Postoperative NSAIDs appear to raise the risk for anastomotic complications among patients undergoing nonelective colorectal resection, according to a report in JAMA Surgery.
“Given that other analgesic regimens are effective and well tolerated, these data may be enough from some surgeons to alter practice patterns,” said Dr. Timo W. Hakkarainen of the department of surgery at the University of Washington, Seattle, and his associates.
The recent development of intravenous formulations of NSAIDs has expanded their use in postoperative patients, chiefly because the drugs don’t carry the adverse effects of opioid analgesia, which include impaired GI motility. However, several small and single-institution studies have suggested that NSAIDs used in this setting may impair anastomotic healing and may raise the rates of leakage.

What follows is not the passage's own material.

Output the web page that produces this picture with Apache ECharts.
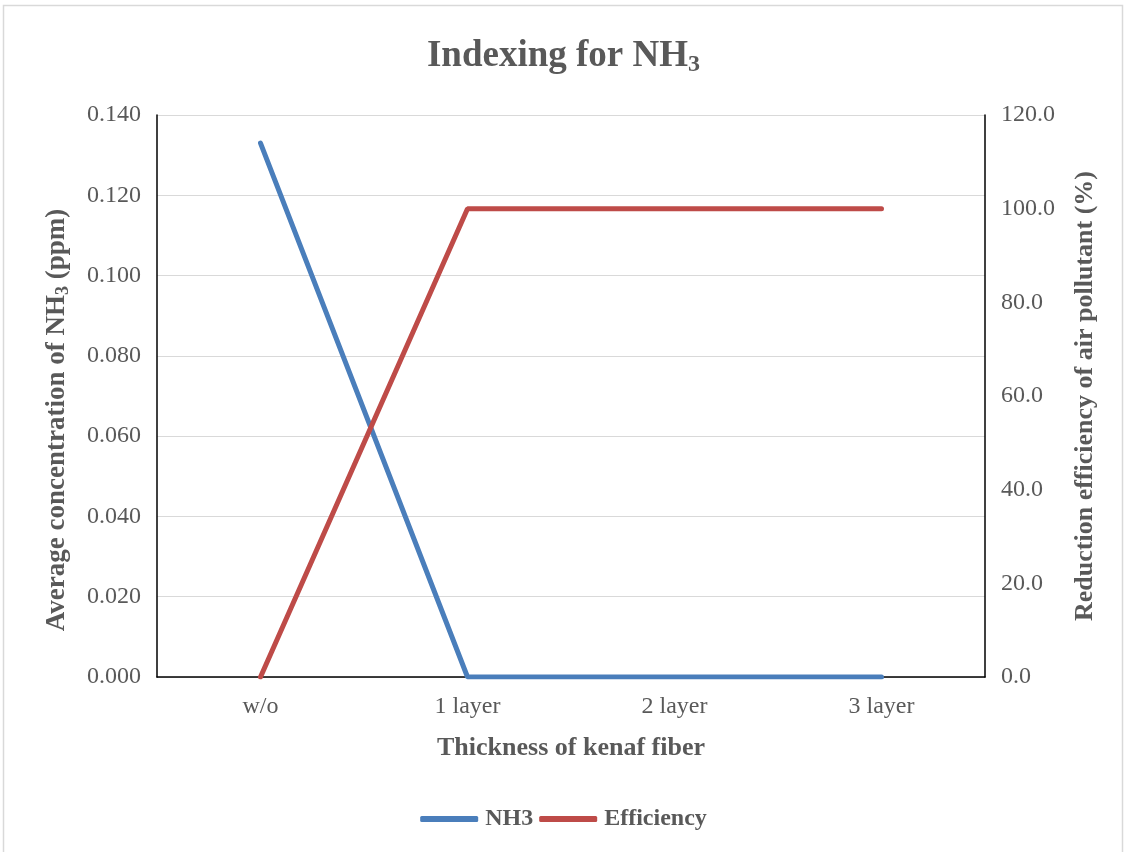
<!DOCTYPE html>
<html>
<head>
<meta charset="utf-8">
<script src="https://cdn.jsdelivr.net/npm/echarts@6/dist/echarts.min.js"></script>
<style>
html,body{margin:0;padding:0;background:#fff;}
#chart{width:1127px;height:852px;}
</style>
</head>
<body>
<div id="chart"></div>
<script>
const categories = ['w/o', '1 layer', '2 layer', '3 layer'];
const nh3Values = [0.133, 0.000, 0.000, 0.000];
const efficiencyValues = [0.0, 100.0, 100.0, 100.0];
const seriesNames = ['NH3', 'Efficiency'];

const FONT = '"Liberation Serif", "Times New Roman", serif';
const TXT = '#595959';

const chart = echarts.init(document.getElementById('chart'), null, {renderer: 'canvas'});
chart.setOption({
  backgroundColor: '#fff',
  animation: false,
  graphic: [{
    type: 'rect', silent: true,
    shape: {x: 3.5, y: 5.5, width: 1119, height: 852},
    style: {fill: 'none', stroke: '#D9D9D9', lineWidth: 1.5}
  }],
  title: {
    text: 'Indexing for NH{sub|3}',
    left: 'center', top: 30,
    textStyle: {
      fontFamily: FONT, fontSize: 37, fontWeight: 'bold', color: TXT,
      rich: {sub: {fontFamily: FONT, fontSize: 24, fontWeight: 'bold', color: TXT, verticalAlign: 'bottom', padding: [18, 0, 0, 0]}}
    }
  },
  legend: {
    data: seriesNames,
    bottom: 16, left: 'center',
    icon: 'roundRect', itemWidth: 58, itemHeight: 6, itemGap: 6,
    textStyle: {fontFamily: FONT, fontSize: 24, fontWeight: 'bold', color: TXT, padding: [0, 0, 0, 2]}
  },
  grid: {left: 157, right: 142, top: 115, bottom: 175, containLabel: false},
  xAxis: {
    type: 'category', data: categories, boundaryGap: true,
    name: 'Thickness of kenaf fiber', nameLocation: 'middle', nameGap: 58,
    nameTextStyle: {fontFamily: FONT, fontSize: 26, fontWeight: 'bold', color: TXT},
    axisLine: {lineStyle: {color: '#000', width: 1.5}},
    axisTick: {show: false},
    axisLabel: {fontFamily: FONT, fontSize: 24, color: TXT, margin: 18}
  },
  yAxis: [{
    type: 'value', min: 0, max: 0.14, interval: 0.02, position: 'left',
    name: 'Average concentration of NH{sub|3} (ppm)', nameLocation: 'middle', nameGap: 85, nameRotate: 90,
    nameTextStyle: {fontFamily: FONT, fontSize: 27, fontWeight: 'bold', color: TXT, padding: [0, 48, 0, 0],
      rich: {sub: {fontFamily: FONT, fontSize: 18, fontWeight: 'bold', color: TXT, verticalAlign: 'bottom', padding: [12, 0, 0, 0]}}},
    axisLine: {show: true, lineStyle: {color: '#000', width: 1.5}},
    axisTick: {show: false},
    splitLine: {lineStyle: {color: '#D9D9D9', width: 1}},
    axisLabel: {fontFamily: FONT, fontSize: 24, color: TXT, margin: 16, formatter: v => v.toFixed(3)}
  }, {
    type: 'value', min: 0, max: 120, interval: 20, position: 'right',
    name: 'Reduction efficiency of air pollutant (%)', nameLocation: 'middle', nameGap: 87, nameRotate: 90,
    nameTextStyle: {fontFamily: FONT, fontSize: 26, fontWeight: 'bold', color: TXT},
    axisLine: {show: true, lineStyle: {color: '#000', width: 1.5}},
    axisTick: {show: false},
    splitLine: {show: false},
    axisLabel: {fontFamily: FONT, fontSize: 24, color: TXT, margin: 16, formatter: v => v.toFixed(1)}
  }],
  series: [{
    name: seriesNames[0], type: 'line', yAxisIndex: 0, data: nh3Values,
    symbol: 'none', lineStyle: {color: '#4A7EBB', width: 5, cap: 'round'}, itemStyle: {color: '#4A7EBB'}
  }, {
    name: seriesNames[1], type: 'line', yAxisIndex: 1, data: efficiencyValues,
    symbol: 'none', lineStyle: {color: '#BE4B48', width: 5, cap: 'round'}, itemStyle: {color: '#BE4B48'}
  }]
});
</script>
</body>
</html>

Dr. Hakkarainen and his associates examined this issue using data from a statewide surveillance system for surgical quality. They analyzed 90-day complications among 13,082 adults (mean age, 58 years) who underwent surgery of the GI tract with anastomosis at 47 participating hospitals throughout Washington State during a 5-year period. The investigators tracked the use of ibuprofen, naproxen, ketorolac tromethamine, Caldolor, celecoxib, and diclofenac during the first 24 hours after surgery; they assumed that in most cases, this involved IV NSAIDs because such patients don’t take oral medications within that time period.
Postoperative NSAIDs were given to 24% of the study population. This use was associated with a significantly increased risk for anastomotic leakage during the next 90 days, with an OR of 1.24. Further analysis showed that this association was largely restricted to the subgroup of patients who had nonelective colorectal surgery, in whom the relationship was even stronger, with an OR of 1.70. Among patients who had nonelective colorectal surgery, those who received postoperative NSAIDs had a 12.3% rate of anastomotic leakage, compared with an 8.3% rate among those who did not receive NSAIDs, the investigators said (JAMA Surg. 2015 Jan. 21 [doi:10.1001/jamasurg.2014.2239]).
This study was limited in that the records didn’t specify the dose or duration of NSAID use, didn’t take into account preoperative NSAID use, and didn’t include the timing of anastomotic leakage (immediately following surgery vs. weeks or months later). “We believe that [these] results are sufficient to suggest caution in the use of NSAIDs in the postoperative treatment of patients undergoing nonelective colorectal surgery, and highlight the importance of further evaluation of this association,” the investigators added.